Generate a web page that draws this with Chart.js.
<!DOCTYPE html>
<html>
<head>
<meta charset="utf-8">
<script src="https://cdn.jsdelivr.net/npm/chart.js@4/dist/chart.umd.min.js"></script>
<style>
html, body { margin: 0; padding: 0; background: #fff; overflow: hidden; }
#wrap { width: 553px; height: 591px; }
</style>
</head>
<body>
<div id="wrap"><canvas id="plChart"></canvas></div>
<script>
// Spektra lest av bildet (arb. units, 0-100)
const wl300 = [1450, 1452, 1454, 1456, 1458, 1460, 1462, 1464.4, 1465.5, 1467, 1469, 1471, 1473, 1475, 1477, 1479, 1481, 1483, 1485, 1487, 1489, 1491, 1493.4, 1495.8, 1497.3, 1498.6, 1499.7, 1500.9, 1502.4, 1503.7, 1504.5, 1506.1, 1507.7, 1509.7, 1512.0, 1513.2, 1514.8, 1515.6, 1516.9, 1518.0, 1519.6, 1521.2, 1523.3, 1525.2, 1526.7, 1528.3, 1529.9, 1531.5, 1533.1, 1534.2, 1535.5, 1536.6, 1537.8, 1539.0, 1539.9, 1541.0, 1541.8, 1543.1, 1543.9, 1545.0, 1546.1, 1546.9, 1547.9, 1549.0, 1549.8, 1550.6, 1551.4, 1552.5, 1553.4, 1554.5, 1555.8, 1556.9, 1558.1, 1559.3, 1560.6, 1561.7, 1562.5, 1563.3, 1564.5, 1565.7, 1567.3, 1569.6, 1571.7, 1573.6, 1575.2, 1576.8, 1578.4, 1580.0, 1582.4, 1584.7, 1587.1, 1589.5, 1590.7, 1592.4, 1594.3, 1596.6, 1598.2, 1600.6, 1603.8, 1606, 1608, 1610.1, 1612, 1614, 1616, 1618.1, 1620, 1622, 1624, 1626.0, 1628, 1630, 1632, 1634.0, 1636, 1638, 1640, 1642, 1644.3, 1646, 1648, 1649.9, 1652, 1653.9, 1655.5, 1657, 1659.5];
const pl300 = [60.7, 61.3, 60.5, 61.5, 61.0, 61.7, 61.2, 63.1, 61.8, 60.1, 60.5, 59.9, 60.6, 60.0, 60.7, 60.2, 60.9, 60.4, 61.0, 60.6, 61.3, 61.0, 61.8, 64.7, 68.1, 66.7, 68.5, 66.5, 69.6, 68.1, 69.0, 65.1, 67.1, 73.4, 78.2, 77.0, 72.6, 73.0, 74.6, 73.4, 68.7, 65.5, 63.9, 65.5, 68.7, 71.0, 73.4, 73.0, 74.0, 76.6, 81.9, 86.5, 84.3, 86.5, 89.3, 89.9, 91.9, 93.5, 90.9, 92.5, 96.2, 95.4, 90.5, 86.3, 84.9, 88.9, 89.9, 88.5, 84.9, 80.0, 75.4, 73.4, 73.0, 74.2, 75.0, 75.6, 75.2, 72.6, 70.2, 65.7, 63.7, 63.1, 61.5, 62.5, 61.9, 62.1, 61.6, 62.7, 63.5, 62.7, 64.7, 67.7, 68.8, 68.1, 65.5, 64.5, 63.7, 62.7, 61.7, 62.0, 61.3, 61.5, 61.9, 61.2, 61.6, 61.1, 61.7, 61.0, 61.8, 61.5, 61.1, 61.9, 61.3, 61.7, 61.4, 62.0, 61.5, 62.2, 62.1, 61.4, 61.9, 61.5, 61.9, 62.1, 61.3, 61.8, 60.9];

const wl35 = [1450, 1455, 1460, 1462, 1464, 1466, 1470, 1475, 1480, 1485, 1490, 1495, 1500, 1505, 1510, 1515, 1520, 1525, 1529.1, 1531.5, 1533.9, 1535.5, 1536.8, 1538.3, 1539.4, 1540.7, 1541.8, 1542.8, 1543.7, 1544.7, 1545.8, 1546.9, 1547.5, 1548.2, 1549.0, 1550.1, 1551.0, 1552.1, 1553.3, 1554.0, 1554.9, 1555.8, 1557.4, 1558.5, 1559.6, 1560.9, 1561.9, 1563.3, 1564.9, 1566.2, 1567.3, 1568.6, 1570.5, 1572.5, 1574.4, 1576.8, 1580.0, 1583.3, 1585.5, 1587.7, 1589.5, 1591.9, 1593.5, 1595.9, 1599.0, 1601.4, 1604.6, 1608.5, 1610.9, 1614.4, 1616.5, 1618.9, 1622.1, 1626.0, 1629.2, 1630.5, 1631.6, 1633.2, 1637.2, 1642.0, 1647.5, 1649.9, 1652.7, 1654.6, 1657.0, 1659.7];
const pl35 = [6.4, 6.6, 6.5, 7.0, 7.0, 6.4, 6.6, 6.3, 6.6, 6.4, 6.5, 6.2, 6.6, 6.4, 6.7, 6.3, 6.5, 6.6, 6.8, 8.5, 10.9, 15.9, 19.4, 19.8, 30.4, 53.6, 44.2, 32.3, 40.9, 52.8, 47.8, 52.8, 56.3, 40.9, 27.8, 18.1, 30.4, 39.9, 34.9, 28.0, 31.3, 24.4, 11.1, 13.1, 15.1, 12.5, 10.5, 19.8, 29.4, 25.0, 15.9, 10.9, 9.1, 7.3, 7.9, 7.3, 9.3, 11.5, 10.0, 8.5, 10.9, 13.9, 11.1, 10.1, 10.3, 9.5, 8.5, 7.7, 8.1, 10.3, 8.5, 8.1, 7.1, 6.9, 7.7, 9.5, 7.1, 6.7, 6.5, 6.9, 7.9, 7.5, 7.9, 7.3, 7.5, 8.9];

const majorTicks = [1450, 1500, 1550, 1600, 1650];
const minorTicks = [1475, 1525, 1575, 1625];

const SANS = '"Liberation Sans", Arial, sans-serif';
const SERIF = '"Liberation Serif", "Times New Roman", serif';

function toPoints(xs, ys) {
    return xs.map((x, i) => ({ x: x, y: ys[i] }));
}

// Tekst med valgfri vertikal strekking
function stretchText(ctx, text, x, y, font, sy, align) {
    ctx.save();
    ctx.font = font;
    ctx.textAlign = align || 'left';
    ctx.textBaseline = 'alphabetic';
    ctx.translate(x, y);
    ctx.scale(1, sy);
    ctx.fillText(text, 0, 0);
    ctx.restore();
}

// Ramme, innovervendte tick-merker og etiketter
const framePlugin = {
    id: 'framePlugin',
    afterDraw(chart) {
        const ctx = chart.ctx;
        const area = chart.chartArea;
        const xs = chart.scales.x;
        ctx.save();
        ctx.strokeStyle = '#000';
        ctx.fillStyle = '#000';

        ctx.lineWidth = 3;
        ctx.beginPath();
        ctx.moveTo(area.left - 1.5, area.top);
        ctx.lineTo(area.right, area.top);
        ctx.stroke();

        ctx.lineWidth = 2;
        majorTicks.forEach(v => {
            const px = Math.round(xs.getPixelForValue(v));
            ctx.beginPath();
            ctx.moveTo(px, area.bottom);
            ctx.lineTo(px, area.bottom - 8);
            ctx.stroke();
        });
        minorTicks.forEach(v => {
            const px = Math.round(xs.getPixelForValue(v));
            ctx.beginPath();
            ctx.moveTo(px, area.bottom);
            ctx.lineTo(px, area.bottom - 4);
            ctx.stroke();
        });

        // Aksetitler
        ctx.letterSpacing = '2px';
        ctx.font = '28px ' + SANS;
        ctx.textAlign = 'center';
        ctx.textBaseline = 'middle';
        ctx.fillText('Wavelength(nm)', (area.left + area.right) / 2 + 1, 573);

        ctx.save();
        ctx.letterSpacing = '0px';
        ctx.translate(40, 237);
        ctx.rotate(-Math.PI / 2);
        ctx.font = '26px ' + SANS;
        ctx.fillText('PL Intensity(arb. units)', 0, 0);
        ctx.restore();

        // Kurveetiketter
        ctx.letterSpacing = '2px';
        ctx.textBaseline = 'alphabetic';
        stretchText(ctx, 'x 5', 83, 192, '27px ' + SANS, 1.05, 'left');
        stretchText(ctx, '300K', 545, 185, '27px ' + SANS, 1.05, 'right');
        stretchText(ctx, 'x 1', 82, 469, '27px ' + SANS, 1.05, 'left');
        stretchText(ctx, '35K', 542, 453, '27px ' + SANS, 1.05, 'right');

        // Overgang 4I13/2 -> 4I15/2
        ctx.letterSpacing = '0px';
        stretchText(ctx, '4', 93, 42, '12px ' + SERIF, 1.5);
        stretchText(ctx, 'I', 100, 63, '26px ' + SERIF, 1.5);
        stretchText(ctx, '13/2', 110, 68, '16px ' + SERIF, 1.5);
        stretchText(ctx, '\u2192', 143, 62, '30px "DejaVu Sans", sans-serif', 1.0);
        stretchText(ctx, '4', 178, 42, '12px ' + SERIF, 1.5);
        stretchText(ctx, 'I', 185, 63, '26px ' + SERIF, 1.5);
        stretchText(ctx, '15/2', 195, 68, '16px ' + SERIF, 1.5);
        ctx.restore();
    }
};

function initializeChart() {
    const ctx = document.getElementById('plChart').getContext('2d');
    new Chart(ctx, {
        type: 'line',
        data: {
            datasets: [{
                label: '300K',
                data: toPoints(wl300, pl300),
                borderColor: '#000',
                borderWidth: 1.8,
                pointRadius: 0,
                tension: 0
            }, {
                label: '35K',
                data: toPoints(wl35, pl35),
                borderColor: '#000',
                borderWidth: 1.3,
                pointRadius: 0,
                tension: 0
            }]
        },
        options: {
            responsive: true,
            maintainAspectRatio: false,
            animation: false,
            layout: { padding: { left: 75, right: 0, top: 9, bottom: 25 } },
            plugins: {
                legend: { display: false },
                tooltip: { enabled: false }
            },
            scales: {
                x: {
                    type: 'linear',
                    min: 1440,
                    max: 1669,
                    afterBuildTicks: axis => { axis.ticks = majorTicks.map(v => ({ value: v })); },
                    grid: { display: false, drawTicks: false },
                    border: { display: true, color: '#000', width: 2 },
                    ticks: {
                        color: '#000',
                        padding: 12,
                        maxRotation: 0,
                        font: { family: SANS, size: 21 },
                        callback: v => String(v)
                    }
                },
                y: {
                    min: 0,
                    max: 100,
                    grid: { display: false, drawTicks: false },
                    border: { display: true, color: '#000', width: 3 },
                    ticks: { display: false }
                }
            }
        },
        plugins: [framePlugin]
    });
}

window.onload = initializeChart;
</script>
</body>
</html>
= = = = =
[EXERCISE AIM]
Return, please, the lines of the data from the first through the line containing "61.3, 61.8, 60.9];", both kept, exactly as they stand and nothing more.

[RESPONSE BELOW]
Generate a web page that draws this with Chart.js.
<!DOCTYPE html>
<html>
<head>
<meta charset="utf-8">
<script src="https://cdn.jsdelivr.net/npm/chart.js@4/dist/chart.umd.min.js"></script>
<style>
html, body { margin: 0; padding: 0; background: #fff; overflow: hidden; }
#wrap { width: 553px; height: 591px; }
</style>
</head>
<body>
<div id="wrap"><canvas id="plChart"></canvas></div>
<script>
// Spektra lest av bildet (arb. units, 0-100)
const wl300 = [1450, 1452, 1454, 1456, 1458, 1460, 1462, 1464.4, 1465.5, 1467, 1469, 1471, 1473, 1475, 1477, 1479, 1481, 1483, 1485, 1487, 1489, 1491, 1493.4, 1495.8, 1497.3, 1498.6, 1499.7, 1500.9, 1502.4, 1503.7, 1504.5, 1506.1, 1507.7, 1509.7, 1512.0, 1513.2, 1514.8, 1515.6, 1516.9, 1518.0, 1519.6, 1521.2, 1523.3, 1525.2, 1526.7, 1528.3, 1529.9, 1531.5, 1533.1, 1534.2, 1535.5, 1536.6, 1537.8, 1539.0, 1539.9, 1541.0, 1541.8, 1543.1, 1543.9, 1545.0, 1546.1, 1546.9, 1547.9, 1549.0, 1549.8, 1550.6, 1551.4, 1552.5, 1553.4, 1554.5, 1555.8, 1556.9, 1558.1, 1559.3, 1560.6, 1561.7, 1562.5, 1563.3, 1564.5, 1565.7, 1567.3, 1569.6, 1571.7, 1573.6, 1575.2, 1576.8, 1578.4, 1580.0, 1582.4, 1584.7, 1587.1, 1589.5, 1590.7, 1592.4, 1594.3, 1596.6, 1598.2, 1600.6, 1603.8, 1606, 1608, 1610.1, 1612, 1614, 1616, 1618.1, 1620, 1622, 1624, 1626.0, 1628, 1630, 1632, 1634.0, 1636, 1638, 1640, 1642, 1644.3, 1646, 1648, 1649.9, 1652, 1653.9, 1655.5, 1657, 1659.5];
const pl300 = [60.7, 61.3, 60.5, 61.5, 61.0, 61.7, 61.2, 63.1, 61.8, 60.1, 60.5, 59.9, 60.6, 60.0, 60.7, 60.2, 60.9, 60.4, 61.0, 60.6, 61.3, 61.0, 61.8, 64.7, 68.1, 66.7, 68.5, 66.5, 69.6, 68.1, 69.0, 65.1, 67.1, 73.4, 78.2, 77.0, 72.6, 73.0, 74.6, 73.4, 68.7, 65.5, 63.9, 65.5, 68.7, 71.0, 73.4, 73.0, 74.0, 76.6, 81.9, 86.5, 84.3, 86.5, 89.3, 89.9, 91.9, 93.5, 90.9, 92.5, 96.2, 95.4, 90.5, 86.3, 84.9, 88.9, 89.9, 88.5, 84.9, 80.0, 75.4, 73.4, 73.0, 74.2, 75.0, 75.6, 75.2, 72.6, 70.2, 65.7, 63.7, 63.1, 61.5, 62.5, 61.9, 62.1, 61.6, 62.7, 63.5, 62.7, 64.7, 67.7, 68.8, 68.1, 65.5, 64.5, 63.7, 62.7, 61.7, 62.0, 61.3, 61.5, 61.9, 61.2, 61.6, 61.1, 61.7, 61.0, 61.8, 61.5, 61.1, 61.9, 61.3, 61.7, 61.4, 62.0, 61.5, 62.2, 62.1, 61.4, 61.9, 61.5, 61.9, 62.1, 61.3, 61.8, 60.9];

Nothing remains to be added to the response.